A Common Data Language from Discovery to Manufacturing

Perhaps the most significant, and most underappreciated, implication of this approach is the possibility of a common language across research, development, manufacturing, and automation.

Historically, these have been distinct worlds with distinct vocabularies, distinct systems, and distinct teams. The handoffs between them have been a persistent source of inefficiency, risk, and lost knowledge. Scientific insight generated in discovery doesn't consistently travel with the process knowledge, material lineage, and decision rationale needed to make it actionable downstream.

One of the greatest untapped opportunities in life sciences is addressing exactly this gap. When the same process modeling framework governs how work is represented across all stages of the lifecycle, it becomes possible to move back and forth between those stages in a genuinely seamless way. Human-executed steps and machine-executed steps can coexist within the same workflow, defined in the same language, connected to the same data model.

This is not a distant aspiration. It is the structural foundation that makes the vision of end-to-end continuity from molecule to market real and achievable.
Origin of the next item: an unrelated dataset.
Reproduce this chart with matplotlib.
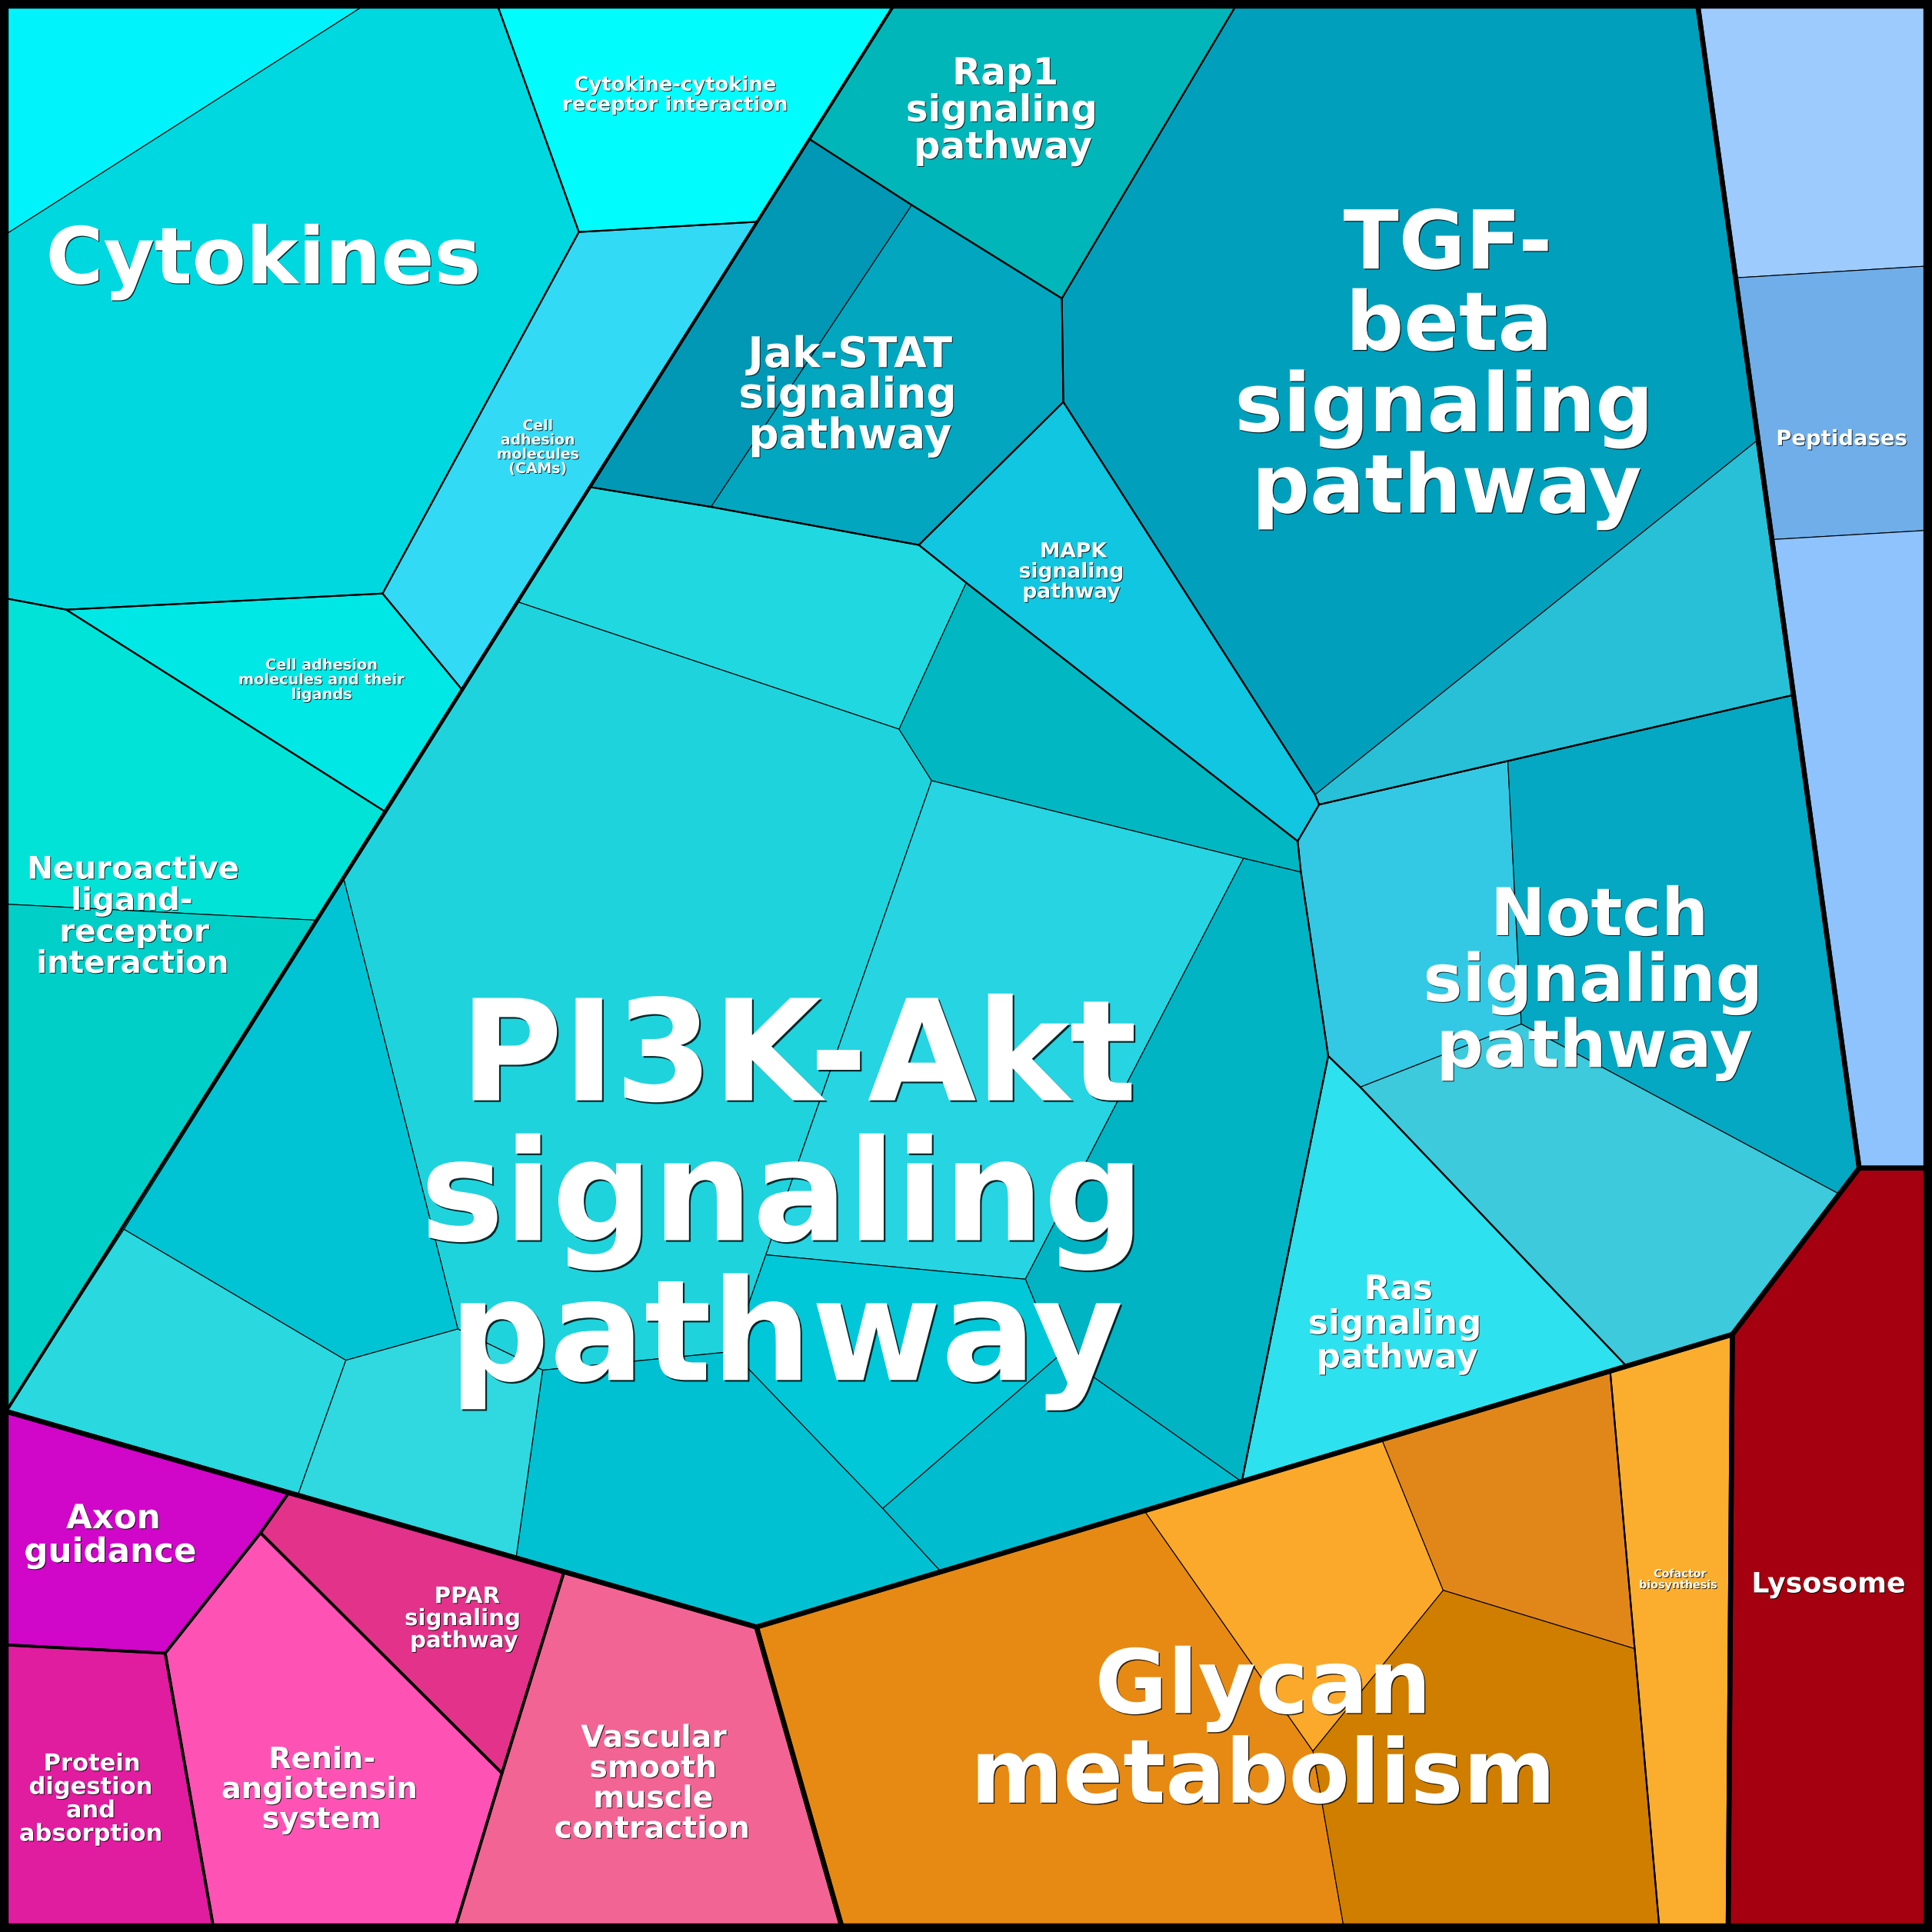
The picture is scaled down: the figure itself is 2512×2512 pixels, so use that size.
import matplotlib
matplotlib.use("Agg")
import matplotlib.pyplot as plt
from matplotlib.patches import Polygon
import matplotlib.patheffects as pe

# ---------------- layout: vertices of the Voronoi treemap (1568-px canvas) ----
nodes = {
    'TL': (5, 5), 'TR': (1563, 5), 'BR': (1563, 1563), 'BL': (5, 1563),
    'c1': (294.6, 5), 'c2': (5, 190), 'c3': (404, 5), 'c4': (469.8, 188.3),
    'c5': (614.9, 180), 'c6': (310.5, 481.7), 'c7': (53.7, 494.8), 'c8': (5, 485.7),
    'c9': (375.6, 560.5), 'c10': (313.5, 659.3), 'c11': (5, 733.8), 'c12': (258.4, 746.9),
    'D0': (725, 5), 'P0': (5, 1145.5),
    's1': (657.1, 113), 's2': (740, 166.4), 's3': (1002.8, 5), 's4': (861.8, 242.2),
    's5': (863, 326.2), 's6': (745.7, 442.3), 's7': (577.1, 411.4), 's8': (479.5, 395.4),
    's9': (1378, 5), 's10': (1426.8, 356.9), 's11': (1067.3, 645), 's12': (1070.6, 653),
    's13': (1053.2, 682.7), 's14': (1455.6, 564), 's15': (784.2, 473), 's16': (420.8, 488.7),
    's17': (729.7, 591.8), 's18': (756.1, 633.6), 's19': (1009.2, 696.6), 's20': (1055.8, 707.8),
    's21': (1078, 857), 's22': (1104, 882.3), 's23': (1223.8, 617.9), 's24': (1234.7, 831.1),
    's25': (1492.8, 969.1), 's26': (1508.9, 948), 's27': (1406, 1083), 's28': (1320, 1108.7),
    's29': (1007.8, 1202.6), 's30': (279.1, 713.9), 's31': (371.6, 1078.6), 's32': (280.7, 1104),
    's33': (100.6, 997.7), 's34': (241.7, 1213.6), 's35': (440.4, 1112), 's36': (418.8, 1264.5),
    's37': (621.6, 1018.4), 's38': (594, 1097), 's39': (832.2, 1038.2), 's40': (858.3, 1101.3),
    's41': (888, 1118), 's42': (716.4, 1224.3), 's43': (763.6, 1275.6), 's44': (614, 1320.5),
    'p1': (1408.6, 225.5), 'p1r': (1563, 216), 'p2': (1438.1, 437.9), 'p2r': (1563, 430.5),
    'L948': (1563, 948),
    'g1': (928.8, 1226.1), 'g2': (1121.5, 1168.3), 'g3': (1306.8, 1112.7), 'g4': (1171.3, 1290.7),
    'g5': (1326.7, 1338.1), 'g6': (1065.6, 1421.2), 'g7': (1090.4, 1563), 'g8': (1346.6, 1563),
    'g9': (1402.6, 1563), 'g10': (683, 1563),
    'k1': (234.4, 1211.5), 'k2': (457.8, 1275.7), 'k3': (211.5, 1244.1), 'k4': (134.1, 1341.7),
    'k5': (5, 1335), 'k6': (173, 1563), 'k7': (407.4, 1439.1), 'k8': (370, 1563),
}

# ---------------- data: cells (pathway, colour) ---------------------------------
cell_pathways = [
    "Cytokines", "Cytokines", "Cytokine-cytokine receptor interaction",
    "Cell adhesion molecules (CAMs)", "Cell adhesion molecules and their ligands",
    "Neuroactive ligand-receptor interaction", "Neuroactive ligand-receptor interaction",
    "Rap1 signaling pathway", "Jak-STAT signaling pathway", "Jak-STAT signaling pathway",
    "TGF-beta signaling pathway", "TGF-beta signaling pathway", "MAPK signaling pathway",
    "PI3K-Akt signaling pathway", "PI3K-Akt signaling pathway", "PI3K-Akt signaling pathway",
    "PI3K-Akt signaling pathway", "PI3K-Akt signaling pathway", "PI3K-Akt signaling pathway",
    "PI3K-Akt signaling pathway", "PI3K-Akt signaling pathway", "PI3K-Akt signaling pathway",
    "PI3K-Akt signaling pathway", "PI3K-Akt signaling pathway",
    "Notch signaling pathway", "Notch signaling pathway", "Notch signaling pathway",
    "Ras signaling pathway", "Peptidases", "Peptidases", "Peptidases", "Lysosome",
    "Glycan metabolism", "Glycan metabolism", "Glycan metabolism", "Glycan metabolism",
    "Cofactor biosynthesis", "Axon guidance", "Protein digestion and absorption",
    "Renin-angiotensin system", "PPAR signaling pathway", "Vascular smooth muscle contraction",
]
cell_colors = [
    "#00F3FA", "#00D8E0", "#00FCFC", "#32DAF5", "#00E8E6", "#02E3D8", "#00CFC8",
    "#00B6B8", "#0098B4", "#02A6BF", "#00A0BC", "#28C0D6", "#10C6E0",
    "#20D8DF", "#1FD3DC", "#00B7C2", "#26D4E2", "#00B4C4", "#00C8D8", "#00BCCF",
    "#00C1D1", "#00C4D4", "#2AD8DF", "#30D8E0",
    "#33C9E4", "#04A8C2", "#3CCADC", "#2DE1EE",
    "#9DCBFD", "#6FAEE9", "#8FC3FE", "#A5000F",
    "#E68A14", "#FBA92A", "#E1871A", "#CF7E00", "#FBAE2D",
    "#D006C8", "#E01C9F", "#FF52B5", "#E23289", "#F26494",
]
cell_shapes = [
    ["TL", "c1", "c2"], ["c1", "c3", "c4", "c6", "c7", "c8", "c2"], ["c3", "D0", "c5", "c4"],
    ["c4", "c5", "c9", "c6"], ["c6", "c9", "c10", "c7"],
    ["c8", "c7", "c10", "s30", "c12", "c11"], ["c11", "c12", "s33", "P0"],
    ["D0", "s3", "s4", "s2", "s1"], ["s1", "s2", "s7", "s8"], ["s2", "s4", "s5", "s6", "s7"],
    ["s3", "s9", "p1", "s10", "s11", "s5", "s4"], ["s10", "p2", "s14", "s12", "s11"],
    ["s6", "s5", "s11", "s12", "s13", "s15"],
    ["s8", "s7", "s6", "s15", "s17", "s16"],
    ["s16", "s17", "s18", "s37", "s38", "s35", "s31", "s30", "c10", "c9"],
    ["s15", "s13", "s20", "s19", "s18", "s17"], ["s18", "s19", "s39", "s37"],
    ["s19", "s20", "s21", "s29", "s41", "s40", "s39"], ["s37", "s39", "s40", "s42", "s38"],
    ["s40", "s41", "s29", "s43", "s42"], ["s35", "s38", "s42", "s43", "s44", "s36"],
    ["s30", "s31", "s32", "s33", "c12"], ["s33", "s32", "s34", "P0"],
    ["s32", "s31", "s35", "s36", "s34"],
    ["s13", "s12", "s23", "s24", "s22", "s21", "s20"], ["s23", "s14", "s26", "s25", "s24"],
    ["s22", "s24", "s25", "s27", "s28"], ["s21", "s22", "s28", "s29"],
    ["s9", "TR", "p1r", "p1"], ["p1", "p1r", "p2r", "p2"], ["p2", "p2r", "L948", "s26"],
    ["s26", "L948", "BR", "g9", "s27"],
    ["s44", "g1", "g6", "g7", "g10"], ["g1", "g2", "g4", "g6"], ["g2", "g3", "g5", "g4"],
    ["g4", "g5", "g8", "g7", "g6"], ["g3", "s27", "g9", "g8", "g5"],
    ["P0", "k1", "k3", "k4", "k5"], ["k5", "k4", "k6", "BL"], ["k4", "k3", "k7", "k8", "k6"],
    ["k3", "k1", "s34", "s36", "k2", "k7"], ["k2", "s44", "g10", "k8", "k7"],
]

# outlines of the hierarchy levels
pathway_outlines = [
    ["TL", "c3", "c4", "c6", "c7", "c8"], ["c3", "D0", "c5", "c4"], ["c4", "c5", "c9", "c6"],
    ["c6", "c9", "c10", "c7"], ["c8", "c7", "c10", "P0"],
    ["D0", "s3", "s4", "s2", "s1"], ["s1", "s2", "s4", "s5", "s6", "s7", "s8"],
    ["s3", "s9", "s14", "s12", "s11", "s5", "s4"], ["s6", "s5", "s11", "s12", "s13", "s15"],
    ["s8", "s7", "s6", "s15", "s13", "s20", "s21", "s29", "s44", "P0"],
    ["s12", "s14", "s26", "s27", "s28", "s22", "s21", "s20", "s13"],
    ["s21", "s22", "s28", "s29"],
    ["s44", "g3", "g8", "g10"], ["g3", "s27", "g9", "g8"],
]
group_outlines = [
    ["TL", "D0", "P0"], ["D0", "s9", "s26", "s27", "s44", "P0"],
    ["P0", "k1", "k3", "k4", "k5"], ["k5", "k4", "k6", "BL"], ["k4", "k3", "k7", "k8", "k6"],
    ["k3", "k1", "k2", "k7"], ["k2", "s44", "g10", "k8", "k7"],
]
top_outlines = [
    ["TL", "s9", "s26", "s27", "s44", "P0"], ["s9", "TR", "L948", "s26"],
    ["s26", "L948", "BR", "g9", "s27"], ["s44", "s27", "g9", "g10"], ["P0", "s44", "g10", "BL"],
]

# labels: text lines, x centres, baselines, font size (pt)
label_lines = [
    ["Cytokines"],
    ["Cytokine-cytokine", "receptor interaction"],
    ["Cell", "adhesion", "molecules", "(CAMs)"],
    ["Cell adhesion", "molecules and their", "ligands"],
    ["Neuroactive", "ligand-", "receptor", "interaction"],
    ["Rap1", "signaling", "pathway"],
    ["Jak-STAT", "signaling", "pathway"],
    ["TGF-", "beta", "signaling", "pathway"],
    ["MAPK", "signaling", "pathway"],
    ["PI3K-Akt", "signaling", "pathway"],
    ["Notch", "signaling", "pathway"],
    ["Ras", "signaling", "pathway"],
    ["Peptidases"],
    ["Lysosome"],
    ["Cofactor", "biosynthesis"],
    ["Glycan", "metabolism"],
    ["Axon", "guidance"],
    ["Protein", "digestion", "and", "absorption"],
    ["Renin-", "angiotensin", "system"],
    ["PPAR", "signaling", "pathway"],
    ["Vascular", "smooth", "muscle", "contraction"],
]
label_x = [
    [214], [548, 548], [436.5] * 4, [261] * 3, [108, 107, 109, 107.5],
    [816, 813, 814], [690, 688, 690], [1175, 1176, 1172, 1174], [871, 869.5, 869.5],
    [648, 635, 638], [1298, 1293, 1294], [1135, 1132, 1134], [1494.5], [1484],
    [1363.5, 1362], [1025, 1025], [92, 89.5], [74.5, 73.5, 73.5, 73.5],
    [261.5, 259.5, 261], [379, 375.5, 376.5], [530.5, 530, 530, 529],
]
label_base = [
    [230], [73.6, 89.8], [349.1, 360.7, 372.3, 383.9], [543.4, 555.3, 567.3],
    [713.1, 738.5, 764.3, 789.5], [68.5, 98.5, 128.5], [298, 331, 364],
    [218, 284, 350, 416], [452.3, 468.8, 485.2], [893, 1006.5, 1120],
    [759, 812.5, 866], [1054.4, 1082.5, 1110], [361.3], [1292.4], [1280, 1289],
    [1390.3, 1463], [1240.4, 1267.7], [1437, 1456, 1475, 1494],
    [1435.1, 1459.4, 1483.7], [1301, 1319, 1337], [1417.8, 1442.4, 1467, 1491.6],
]
label_size = [73.5, 18.6, 13.6, 13.9, 29.1, 34.8, 39.6, 76.1, 19.1, 131.5, 61.7, 31.5,
              19.8, 26.2, 10.3, 83, 31.4, 22.0, 27.6, 21.1, 28.4]

# ---------------- drawing --------------------------------------------------------
S = 1568
fig = plt.figure(figsize=(25.12, 25.12), dpi=100, facecolor="black")
ax = fig.add_axes([0, 0, 1, 1])
ax.set_xlim(0, S)
ax.set_ylim(S, 0)
ax.set_facecolor("black")
ax.axis("off")


def pts(names):
    return [nodes[n] for n in names]


for shape, col in zip(cell_shapes, cell_colors):
    ax.add_patch(Polygon(pts(shape), closed=True, facecolor=col, edgecolor="black",
                         linewidth=0.8, joinstyle="round"))

for outlines, lw in ((pathway_outlines, 1.5), (group_outlines, 2.6), (top_outlines, 4.6)):
    for shape in outlines:
        ax.add_patch(Polygon(pts(shape), closed=True, facecolor="none", edgecolor="black",
                             linewidth=lw, joinstyle="round"))

for lines, xs, ys, fs in zip(label_lines, label_x, label_base, label_size):
    off = max(0.7, fs * 0.012)
    for txt, x, y in zip(lines, xs, ys):
        ax.text(x, y, txt, ha="center", va="baseline", color="white",
                fontsize=fs, fontweight="bold", family="DejaVu Sans",
                path_effects=[pe.withSimplePatchShadow(offset=(off, -off),
                                                       shadow_rgbFace="black", alpha=0.8)])

fig.savefig("out.png", dpi=100, facecolor="black")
How Dotmatics and Siemens Create an End-to-End R&D Digital Thread

Siemens has spent decades building leadership in digital twins and lifecycle management across engineering and manufacturing, connecting complex processes in industries where precision, traceability, and scale are non-negotiable. That expertise has created an extraordinary foundation for managing the operational complexity of the downstream world.

What has been missing is the extension of that foundation upstream, into the earliest stages of discovery and research, where the science originates, where the decisions that determine development trajectories are made, and where the data that should inform everything downstream is first created.

That's what Dotmatics brings. And together, the combination enables something genuinely new: a connected digital continuum that spans the entire innovation lifecycle, from the design of a molecule through its development, scale-up, and production.

This isn't about layering a discovery tool onto a manufacturing platform. It's about establishing structural continuity across the full R&D value chain, so that scientific work conducted at the bench informs and connects to everything that follows. The digital thread extends in both directions, upstream into discovery and downstream into development and manufacturing, creating a unified, coordinated system where knowledge doesn't get lost at the handoffs.

Building the Structured Foundation AI Needs to Deliver in Life Sciences

AI is going to keep advancing. The pace of hypothesis generation, analysis, and prediction will continue to accelerate. But the organizations that capture the real value from AI in R&D will not simply be the ones with access to the best models. They will be the ones that have built the structural foundation, the process models, the material lineage, the workflow continuity, that allows AI to operate reliably, contextually, and at scale.

Structured science is not a constraint on innovation. It is the multiplier of it.

The most exciting thing about this moment is that the tools to do this right are finally available. The ability to model scientific work with the fidelity required to make AI meaningful, to connect discovery to development to manufacturing in a single coherent system, to preserve the context that has historically been lost at every transition—that ability is real today in a way it has never been before.

The question for every life sciences organization is whether they're building on a foundation designed for this era, or one designed for the last.